END-USER LICENSE AGREEMENT
IMORPH'S PRODUCT IS COPYRIGHTED AND LICENSED (NOT SOLD). IMORPH DOES NOT SELL OR TRANSFER TITLE TO THE LICENSED PRODUCT TO YOU. YOUR LICENSE OF THE LICENSED PRODUCT WILL NOT COMMENCE UNTIL YOU HAVE CLICKED THE "ACCEPT" BUTTON AT THE END OF THIS AGREEMENT. BY PRESSING THE "ACCEPT" BUTTON AT THE END OF THIS LICENSE, YOU ARE ACCEPTING AND AGREEING TO THIS AGREEMENT'S TERMS.
1.1. "You" means the individual end-user executing this Agreement.
1.2. "Minder" means an Internet address for a specific page of a website.
2.1. Grant of License. During the term of this Agreement, you are granted a non-exclusive right to use and execute the Product on a single computer for your personal purposes only, in machine-readable form. The term of your license is from the date you click the "Accept" button, and shall continue until terminated by either you or iMorph upon written notice.
2.2. Limitations on Use. You may not use, copy, modify, or distribute the Product (electronically or otherwise), or make any copy, adaptation, transcription, or merge any portion thereof, except as expressly authorized by iMorph in a separate written agreement signed by iMorph. You may not reverse assemble, reverse compile, or otherwise translate the Product. Your license may not be transferred, leased, assigned, or sub-licensed without iMorph's prior written consent. This Agreement does not convey to you an interest in or to the Product, but only a limited right of use, which is revocable, in accordance with the terms of this Agreement.
3.1. No Monitoring. You acknowledge that iMorph does not monitor the content of information of Minders. You further agree that iMorph is merely providing a conduit for you, and that iMorph accepts no liability for the content of transmissions, websites or Minders.
3.2. Content Restrictions. You agree you shall not establish Minders for websites that include, but are not limited to, content that: 1) is offensive; 2) is illegal; 3) promotes physical harm or injury against any group or individual; 4) contains pornographic material of any kind; 5) exploits images of children under 18 years of age; 6) contains defamatory statements; or 7) infringes copyright, patent or trade secret rights belonging to others.
3.3. Removal of Minders. iMorph reserves the right to remove any Minders from its servers that violate this Section 3. (Content).
3.4. Your Liability. You shall be legally liable for all content and Minders that violate this Section 3. (Content).
4.1. No Warranty. iMorph shall have no liability for the Product, including any liability for negligence; iMorph makes and you receive no warranties, express, implied, or statutory, or in any other provision of this agreement or any other communication; and iMorph specifically disclaims any warranty of merchantability or fitness for a particular purpose.

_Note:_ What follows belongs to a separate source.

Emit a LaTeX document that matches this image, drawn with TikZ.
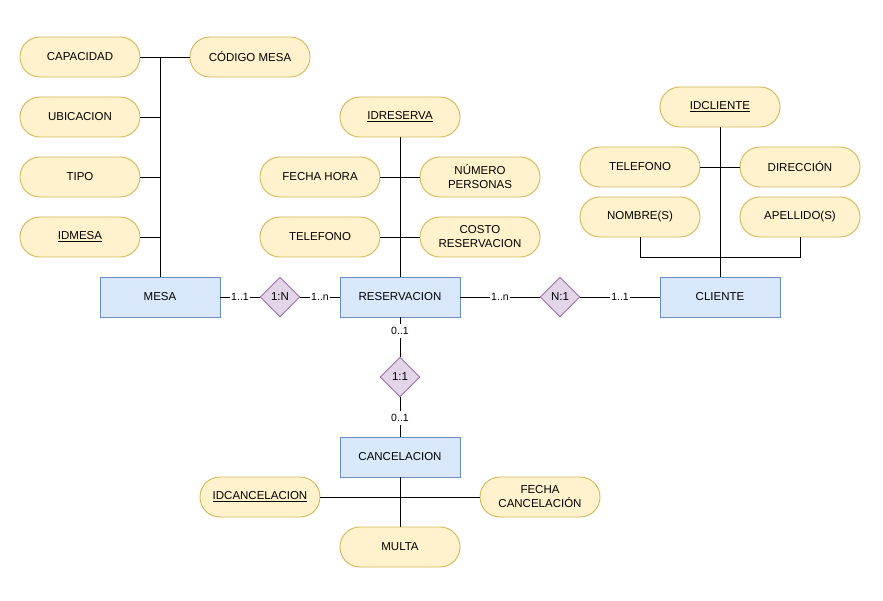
\documentclass[tikz,border=0pt]{standalone}
\usepackage{fontspec}
\setmainfont{Liberation Sans}
\usetikzlibrary{shapes.geometric}
\definecolor{attrfill}{HTML}{FFF2CC}
\definecolor{attrline}{HTML}{D6B656}
\definecolor{entfill}{HTML}{DAE8FC}
\definecolor{entline}{HTML}{6C8EBF}
\definecolor{relfill}{HTML}{E1D5E7}
\definecolor{relline}{HTML}{9673A6}
\tikzset{
  attr/.style={draw=attrline, fill=attrfill, rounded corners=19.9pt, minimum width=120pt, minimum height=40pt, inner sep=0pt, align=center, font=\fontsize{11.5}{14}\selectfont, line width=0.9pt},
  entity/.style={draw=entline, fill=entfill, minimum width=120pt, minimum height=40pt, inner sep=0pt, font=\fontsize{11.5}{14}\selectfont, line width=0.9pt},
  rel/.style={diamond, draw=relline, fill=relfill, minimum width=40pt, minimum height=40pt, inner sep=0pt, aspect=1, font=\fontsize{11.5}{14}\selectfont, line width=0.9pt},
  lbl/.style={fill=white, inner sep=1pt, font=\fontsize{10.5}{12}\selectfont},
  link/.style={draw=black, line width=0.9pt},
}
\begin{document}
\begin{tikzpicture}[x=1pt, y=-1pt]
\useasboundingbox (0,0) rectangle (883,601);
% Entities
\node[entity] (mesa) at (160,297) {MESA};
\node[entity] (reserv) at (400,297) {RESERVACION};
\node[entity] (cliente) at (720,297) {CLIENTE};
\node[entity] (cancel) at (400,457) {CANCELACION};
% Relationships
\node[rel] (r1) at (280,297) {1:N};
\node[rel] (r2) at (560,297) {N:1};
\node[rel] (r3) at (400,377) {1:1};
% MESA attributes
\node[attr] (capacidad) at (80,57) {CAPACIDAD};
\node[attr] (codmesa) at (250,57) {CÓDIGO MESA};
\node[attr] (ubicacion) at (80,117) {UBICACION};
\node[attr] (tipo) at (80,177) {TIPO};
\node[attr] (idmesa) at (80,237) {\underline{IDMESA}};
% RESERVACION attributes
\node[attr] (idreserva) at (400,117) {\underline{IDRESERVA}};
\node[attr] (fechahora) at (320,177) {FECHA HORA};
\node[attr] (numpers) at (480,177) {NÚMERO\\PERSONAS};
\node[attr] (telres) at (320,237) {TELEFONO};
\node[attr] (costo) at (480,237) {COSTO\\RESERVACION};
% CLIENTE attributes
\node[attr] (idcliente) at (720,107) {\underline{IDCLIENTE}};
\node[attr] (telcli) at (640,167) {TELEFONO};
\node[attr] (direccion) at (800,167) {DIRECCIÓN};
\node[attr] (nombre) at (640,217) {NOMBRE(S)};
\node[attr] (apellido) at (800,217) {APELLIDO(S)};
% CANCELACION attributes
\node[attr] (idcancel) at (260,497) {\underline{IDCANCELACION}};
\node[attr] (fechacan) at (540,497) {FECHA\\CANCELACIÓN};
\node[attr] (multa) at (400,547) {MULTA};

% MESA attribute tree
\draw[link] (mesa.north) -- (mesa.north |- codmesa.west) -- (codmesa.west);
\draw[link] (capacidad.east) -- (capacidad.east -| mesa.north);
\draw[link] (ubicacion.east) -- (ubicacion.east -| mesa.north);
\draw[link] (tipo.east) -- (tipo.east -| mesa.north);
\draw[link] (idmesa.east) -- (idmesa.east -| mesa.north);
% RESERVACION attribute tree
\draw[link] (idreserva.south) -- (reserv.north);
\draw[link] (fechahora.east) -- (numpers.west);
\draw[link] (telres.east) -- (costo.west);
% CLIENTE attribute tree
\draw[link] (idcliente.south) -- (cliente.north);
\draw[link] (telcli.east) -- (direccion.west);
\draw[link] (nombre.south) -- ++(0,20) -| (apellido.south);
% CANCELACION attribute tree
\draw[link] (cancel.south) -- (multa.north);
\draw[link] (idcancel.east) -- (fechacan.west);

% Relationship links with cardinalities
\draw[link] (mesa.east) -- node[lbl] {1..1} (r1.west);
\draw[link] (r1.east) -- node[lbl] {1..n} (reserv.west);
\draw[link] (reserv.east) -- node[lbl] {1..n} (r2.west);
\draw[link] (r2.east) -- node[lbl] {1..1} (cliente.west);
\draw[link] (reserv.south) -- node[lbl, pos=0.35, inner ysep=3pt] {0..1} (r3.north);
\draw[link] (r3.south) -- node[lbl, pos=0.52, inner ysep=3pt] {0..1} (cancel.north);
\end{tikzpicture}
\end{document}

4.2. Limitation of Liability; Exclusion of Consequential Damages. The cumulative liability of iMorph to you for any and all claims relating to the Product and any services rendered under this Agreement, in contract, tort, or otherwise, shall not exceed the lesser of license fees paid by you in connection with this license, and actual damages incurred by you. In no event shall iMorph be liable to you for any consequential, indirect, special, or incidental damages, even if iMorph has been advised of the possibility of such potential loss or damage. SOME STATES DO NOT ALLOW THE LIMITATION OR EXCLUSION OF LIABILITY FOR INCIDENTAL OR CONSEQUENTIAL DAMAGES, SO THE ABOVE LIMITATION OR EXCLUSION MAY NOT APPLY TO YOU.
iMorph shall have sole right, title, and interest in and to the Product and all documentation relating to the Product (including its development or its operation, testing or use, and all reports and copies created), and all intellectual property rights associated the Product (including, without limitation, rights to copyrights, patents, trade secrets, and know-how). This Agreement does not provide you with title or ownership of the Product, but only a right of limited use under this license.
6.1. Governing Law. This Agreement shall be governed by, and construed and enforced in accordance with the laws of the State of California as they apply to a contract made and performed in such state. Venue for any dispute under this Agreement shall be Santa Clara County, California.
6.2. Costs of Litigation. If any action is brought by either party to this Agreement, the prevailing party shall be entitled to recover, in addition to any other relief granted, reasonable attorneys" fees and expenses of litigation.
6.3. Severability. Should any term of this Agreement be declared void or unenforceable by any court of competent jurisdiction, such declaration shall have no effect on the remaining terms hereof.
6.4. No Waiver. The failure of either party to enforce any rights granted hereunder or to take action against the other party in the event of any breach hereunder shall not be deemed a waiver by that party as to subsequent enforcement of rights or subsequent actions in the event of future breaches.